- STATED EXERCISE -
Only the lines from the one containing "Generate a Python" through the one containing "ax.yaxis.set_label_coords(-0.092, 0.53)" should be output, both ends included and exactly as they appear, minus any pictures.

- LISTED RECORDS -
--*--
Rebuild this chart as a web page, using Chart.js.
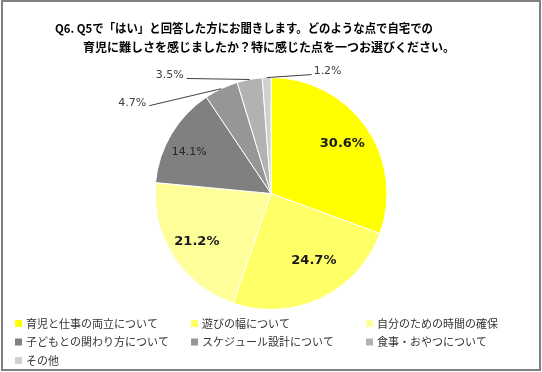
--*--
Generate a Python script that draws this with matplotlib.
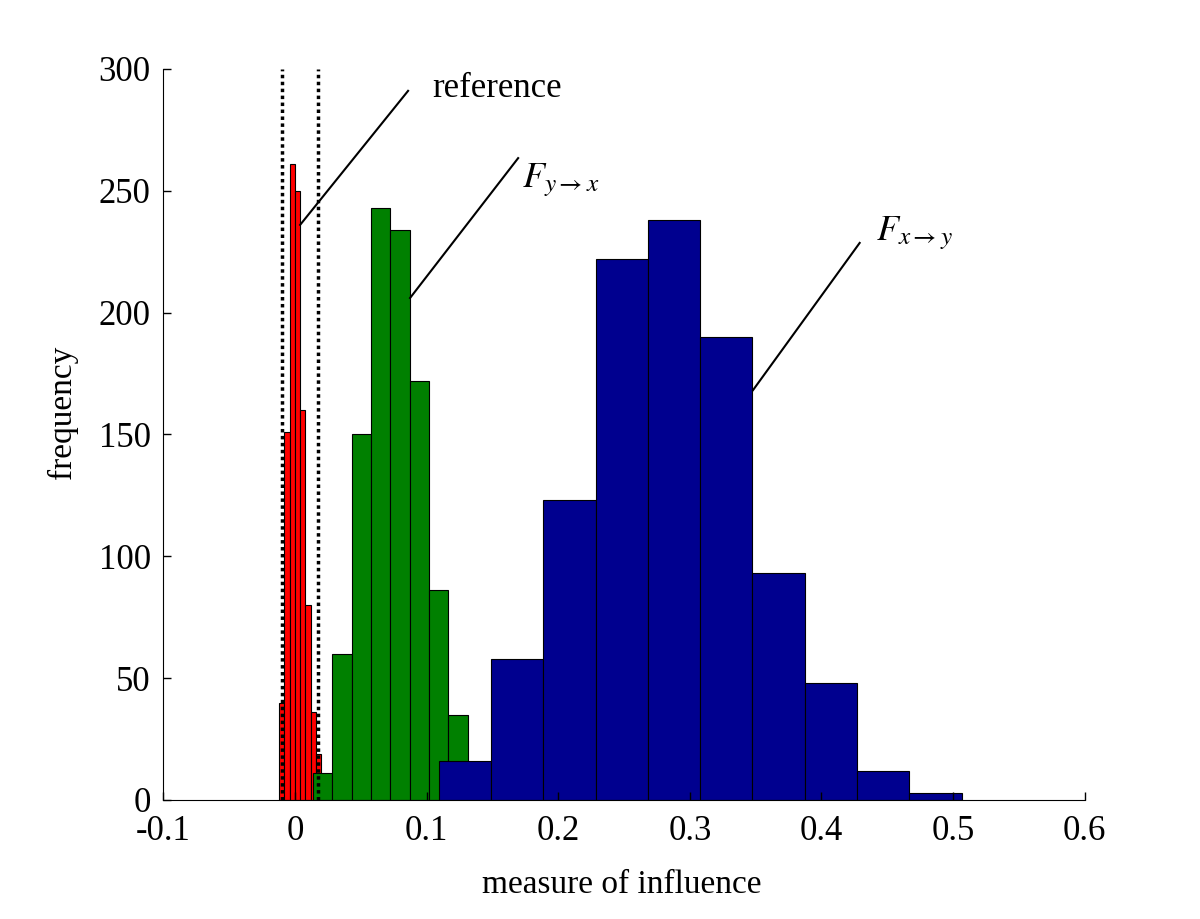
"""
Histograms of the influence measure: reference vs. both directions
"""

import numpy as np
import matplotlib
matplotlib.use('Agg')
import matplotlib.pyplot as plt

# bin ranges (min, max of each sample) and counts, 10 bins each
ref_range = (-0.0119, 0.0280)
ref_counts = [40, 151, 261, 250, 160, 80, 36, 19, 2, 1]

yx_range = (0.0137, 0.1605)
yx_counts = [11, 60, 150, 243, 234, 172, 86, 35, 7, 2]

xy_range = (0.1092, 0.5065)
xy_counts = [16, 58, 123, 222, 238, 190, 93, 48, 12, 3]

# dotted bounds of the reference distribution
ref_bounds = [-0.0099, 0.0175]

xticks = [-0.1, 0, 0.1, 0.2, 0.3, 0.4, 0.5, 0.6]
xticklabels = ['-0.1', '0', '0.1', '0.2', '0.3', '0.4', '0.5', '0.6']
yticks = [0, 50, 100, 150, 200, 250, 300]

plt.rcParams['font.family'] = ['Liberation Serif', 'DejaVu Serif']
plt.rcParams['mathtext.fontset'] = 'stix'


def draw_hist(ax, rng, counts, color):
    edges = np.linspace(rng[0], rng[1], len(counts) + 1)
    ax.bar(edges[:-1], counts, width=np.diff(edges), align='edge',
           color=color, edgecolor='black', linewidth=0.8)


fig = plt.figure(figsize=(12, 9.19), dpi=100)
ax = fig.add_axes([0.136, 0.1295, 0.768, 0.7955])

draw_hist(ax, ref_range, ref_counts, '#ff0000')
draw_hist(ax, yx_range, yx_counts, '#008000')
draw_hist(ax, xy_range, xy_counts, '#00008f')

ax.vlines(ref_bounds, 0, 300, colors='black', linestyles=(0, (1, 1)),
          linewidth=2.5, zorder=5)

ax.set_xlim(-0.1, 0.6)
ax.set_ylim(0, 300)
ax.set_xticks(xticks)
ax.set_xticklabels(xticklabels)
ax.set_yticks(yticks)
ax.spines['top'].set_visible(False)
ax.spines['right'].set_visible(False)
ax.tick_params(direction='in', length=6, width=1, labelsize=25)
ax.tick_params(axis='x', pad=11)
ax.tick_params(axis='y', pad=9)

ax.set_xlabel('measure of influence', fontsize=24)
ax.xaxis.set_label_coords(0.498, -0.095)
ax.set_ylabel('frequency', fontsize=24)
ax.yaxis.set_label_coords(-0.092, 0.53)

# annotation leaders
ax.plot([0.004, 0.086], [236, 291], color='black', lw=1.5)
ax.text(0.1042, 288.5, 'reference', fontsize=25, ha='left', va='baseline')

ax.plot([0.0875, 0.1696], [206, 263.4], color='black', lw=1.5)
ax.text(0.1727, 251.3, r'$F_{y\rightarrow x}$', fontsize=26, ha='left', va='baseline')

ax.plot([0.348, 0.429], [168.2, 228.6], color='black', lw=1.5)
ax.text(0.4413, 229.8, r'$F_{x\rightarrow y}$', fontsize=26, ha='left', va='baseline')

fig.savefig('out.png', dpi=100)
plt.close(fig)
--*--
- THE RESPONSE -
Generate a Python script that draws this with matplotlib.
"""
Histograms of the influence measure: reference vs. both directions
"""

import numpy as np
import matplotlib
matplotlib.use('Agg')
import matplotlib.pyplot as plt

# bin ranges (min, max of each sample) and counts, 10 bins each
ref_range = (-0.0119, 0.0280)
ref_counts = [40, 151, 261, 250, 160, 80, 36, 19, 2, 1]

yx_range = (0.0137, 0.1605)
yx_counts = [11, 60, 150, 243, 234, 172, 86, 35, 7, 2]

xy_range = (0.1092, 0.5065)
xy_counts = [16, 58, 123, 222, 238, 190, 93, 48, 12, 3]

# dotted bounds of the reference distribution
ref_bounds = [-0.0099, 0.0175]

xticks = [-0.1, 0, 0.1, 0.2, 0.3, 0.4, 0.5, 0.6]
xticklabels = ['-0.1', '0', '0.1', '0.2', '0.3', '0.4', '0.5', '0.6']
yticks = [0, 50, 100, 150, 200, 250, 300]

plt.rcParams['font.family'] = ['Liberation Serif', 'DejaVu Serif']
plt.rcParams['mathtext.fontset'] = 'stix'


def draw_hist(ax, rng, counts, color):
    edges = np.linspace(rng[0], rng[1], len(counts) + 1)
    ax.bar(edges[:-1], counts, width=np.diff(edges), align='edge',
           color=color, edgecolor='black', linewidth=0.8)


fig = plt.figure(figsize=(12, 9.19), dpi=100)
ax = fig.add_axes([0.136, 0.1295, 0.768, 0.7955])

draw_hist(ax, ref_range, ref_counts, '#ff0000')
draw_hist(ax, yx_range, yx_counts, '#008000')
draw_hist(ax, xy_range, xy_counts, '#00008f')

ax.vlines(ref_bounds, 0, 300, colors='black', linestyles=(0, (1, 1)),
          linewidth=2.5, zorder=5)

ax.set_xlim(-0.1, 0.6)
ax.set_ylim(0, 300)
ax.set_xticks(xticks)
ax.set_xticklabels(xticklabels)
ax.set_yticks(yticks)
ax.spines['top'].set_visible(False)
ax.spines['right'].set_visible(False)
ax.tick_params(direction='in', length=6, width=1, labelsize=25)
ax.tick_params(axis='x', pad=11)
ax.tick_params(axis='y', pad=9)

ax.set_xlabel('measure of influence', fontsize=24)
ax.xaxis.set_label_coords(0.498, -0.095)
ax.set_ylabel('frequency', fontsize=24)
ax.yaxis.set_label_coords(-0.092, 0.53)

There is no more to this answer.